L’évolution technologique vous inquiète-t-elle? Ça va très vite, les technologies s’additionnent, les effets sont positifs mais aussi potentiellement très négatifs… J’imagine que vous devez vous y préparer très tôt.
S. E. – «Je vois plutôt tout cela comme une opportunité. Ces technologies sont là, elles arrivent, et elles peuvent nous faciliter la vie.
D. W. – «Et puis la course à la technologie, c’est notre cœur de métier. C’est ce qui nous fait vivre. On est une société de services, basée sur le récurrent. Il y a 25 ans, on parlait de connectivité à 256Kbps.

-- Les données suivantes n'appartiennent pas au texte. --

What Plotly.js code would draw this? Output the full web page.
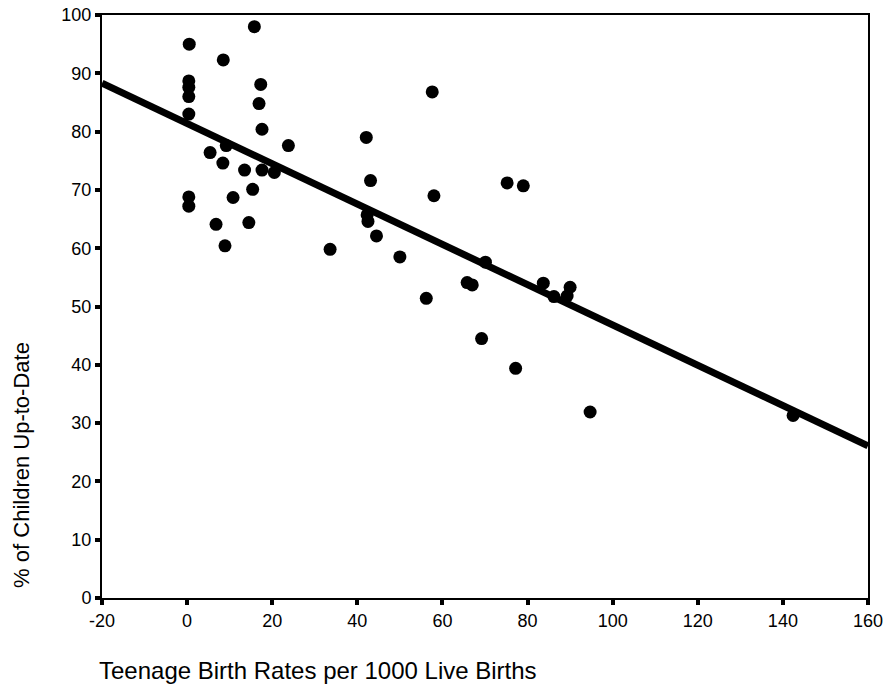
<!DOCTYPE html>
<html>
<head>
<meta charset="utf-8">
<script src="https://cdn.plot.ly/plotly-3.0.1.min.js"></script>
<style>html,body{margin:0;padding:0;background:#fff;}#chart{width:891px;height:691px;}</style>
</head>
<body>
<div id="chart"></div>
<script>
const birthRates = [0.5, 0.4, 0.4, 0.4, 0.4, 0.4, 0.4, 8.5, 15.8, 17.3, 16.9, 17.6, 23.8, 9.2, 5.4, 8.4, 13.5, 17.6, 20.5, 15.4, 10.8, 6.8, 14.5, 8.9, 33.6, 57.6, 42.1, 43.1, 75.2, 79.0, 58.0, 42.3, 42.5, 44.5, 50.0, 70.1, 65.8, 67.0, 83.7, 86.2, 90.0, 89.3, 56.2, 69.2, 77.2, 94.7, 142.4];
const pctUpToDate = [95.0, 88.7, 87.6, 86.0, 83.0, 68.8, 67.2, 92.3, 98.0, 88.1, 84.8, 80.4, 77.6, 77.6, 76.4, 74.6, 73.4, 73.4, 73.0, 70.1, 68.7, 64.1, 64.4, 60.4, 59.8, 86.8, 79.0, 71.6, 71.2, 70.7, 69.0, 65.7, 64.6, 62.1, 58.5, 57.6, 54.1, 53.7, 54.0, 51.7, 53.3, 51.8, 51.4, 44.5, 39.4, 31.9, 31.3];
const fitX = [-20, 160];
const fitY = [88.3, 26.1];
const xTicks = [-20, 0, 20, 40, 60, 80, 100, 120, 140, 160];
const yTicks = [0, 10, 20, 30, 40, 50, 60, 70, 80, 90, 100];
const xTitle = "Teenage Birth Rates per 1000 Live Births";
const yTitle = "% of Children Up-to-Date";

const font = "Liberation Sans, Arial, sans-serif";
const data = [
  {x: fitX, y: fitY, mode: 'lines', line: {color: '#000', width: 7}, hoverinfo: 'skip', cliponaxis: false},
  {x: birthRates, y: pctUpToDate, mode: 'markers', marker: {color: '#000', size: 13, line: {width: 0}}, cliponaxis: false}
];
const axisCommon = {
  showgrid: false, zeroline: false, showline: true, linecolor: '#000', linewidth: 2,
  mirror: true, ticks: 'outside', ticklen: 5, tickwidth: 4, tickcolor: '#000',
  tickfont: {family: font, size: 18, color: '#000'}
};
const layout = {
  width: 891, height: 691,
  margin: {l: 102, r: 23, t: 15, b: 93},
  paper_bgcolor: '#fff', plot_bgcolor: '#fff',
  showlegend: false,
  xaxis: Object.assign({}, axisCommon, {range: [-20, 160], tickvals: xTicks, ticktext: xTicks.map(String)}),
  yaxis: Object.assign({}, axisCommon, {range: [0, 100], tickvals: yTicks, ticktext: yTicks.map(String)}),
  annotations: [
    {text: xTitle, xref: 'paper', yref: 'paper', x: -0.0065, y: -0.1235, xanchor: 'left', yanchor: 'middle', showarrow: false, font: {family: font, size: 24, color: '#000'}},
    {text: yTitle, xref: 'paper', yref: 'paper', x: -0.106, y: 0.228, xanchor: 'center', yanchor: 'middle', textangle: -90, showarrow: false, font: {family: font, size: 22, color: '#000'}}
  ]
};
Plotly.newPlot('chart', data, layout, {displayModeBar: false, staticPlot: true});
</script>
</body>
</html>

Aujourd’hui, on parle de 100Gbps. Est-ce un effort gigantesque? Non. C’est le même métier: réseau, supervision, relation client. Seule la technologie change, pas la relation.
S. E. – «Ce qui change, c’est la vitesse d’évolution. Les cycles sont plus courts.

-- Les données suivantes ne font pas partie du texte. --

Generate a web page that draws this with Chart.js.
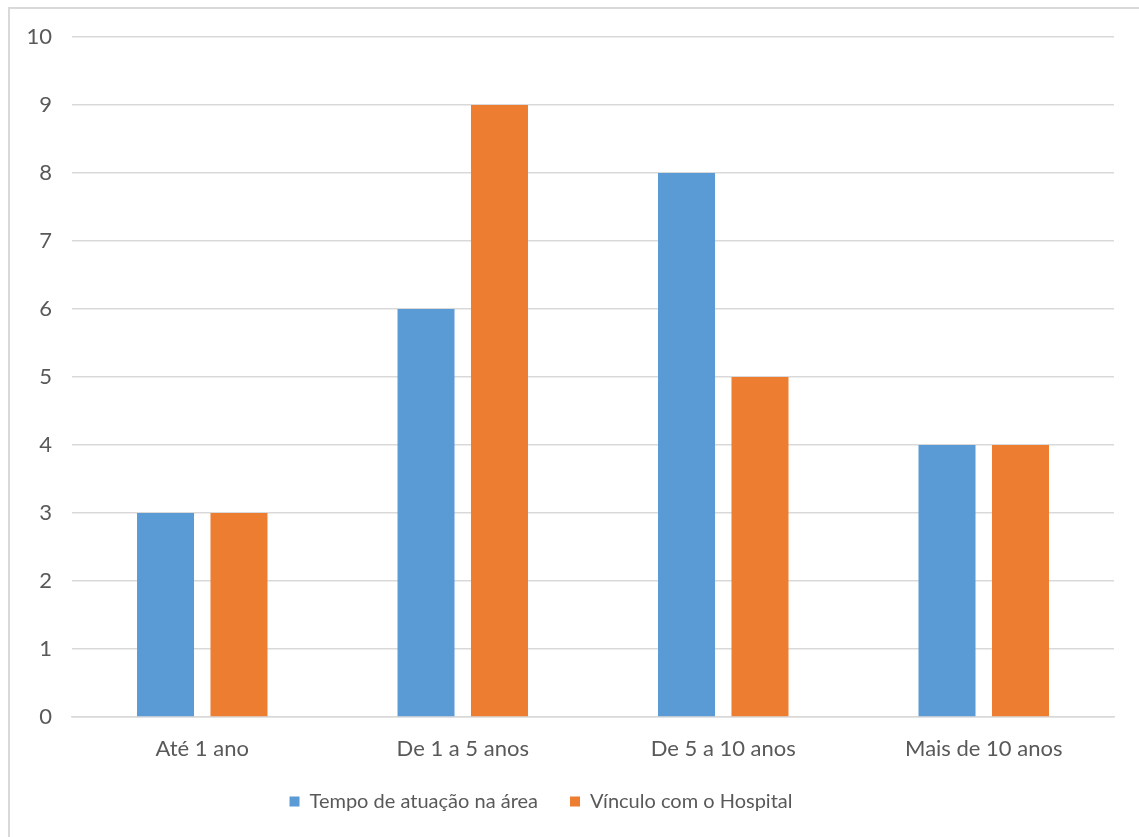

Et les grands groupes, comme Google ou Microsoft, ont les moyens d’imposer leurs technologies au marché…
S. E. – «Oui, mais il ne faut pas oublier que les fournisseurs de plateformes intègrent aujourd’hui dans leurs solutions des couches de sécurité, de détection, de conformité. Cela simplifie aussi notre travail vis-à-vis des clients. Nos techniciens les utilisent déjà. C’est une nouvelle normalité. Nous nous positionnons comme un fournisseur de confiance, dans un ‘trustable country’. Nous ne voulons pas mettre en place des solutions que nous ne maîtrisons pas. Nous sommes plus exigeants pour nos clients que pour nous-mêmes. Notre métier a évolué: aujourd’hui, un contrat commercial c’est deux pages, mais il est accompagné de 20 pages d’annexes liées au RGPD. La compliance est devenue essentielle.
Un cloud privé, c’est plus cher, plus complexe à maintenir, non?
S. E. – «Pas forcément. Regardez le cloud public de Microsoft: leurs tarifs augmentent de 5% tous les six mois. À terme, un cloud privé avec un prix stable peut revenir moins cher.
Et vous avez déjà votre infrastructure cloud?
S. E. – «Oui. Nous avons notre propre data center en Allemagne, et au Luxembourg, nous avons acquis des capacités chez LuxConnect. Nous proposons ainsi une solution complète, sous notre contrôle.
Le marché est-il assez grand pour tout le monde? Ou Post est-il un peu trop dominant?
S. E. – «Post a clairement une position dominante, surtout en B2B: ils ont environ 80% de parts de marché, ce qui est énorme. Dans aucun autre pays de l’UE on ne voit cela.»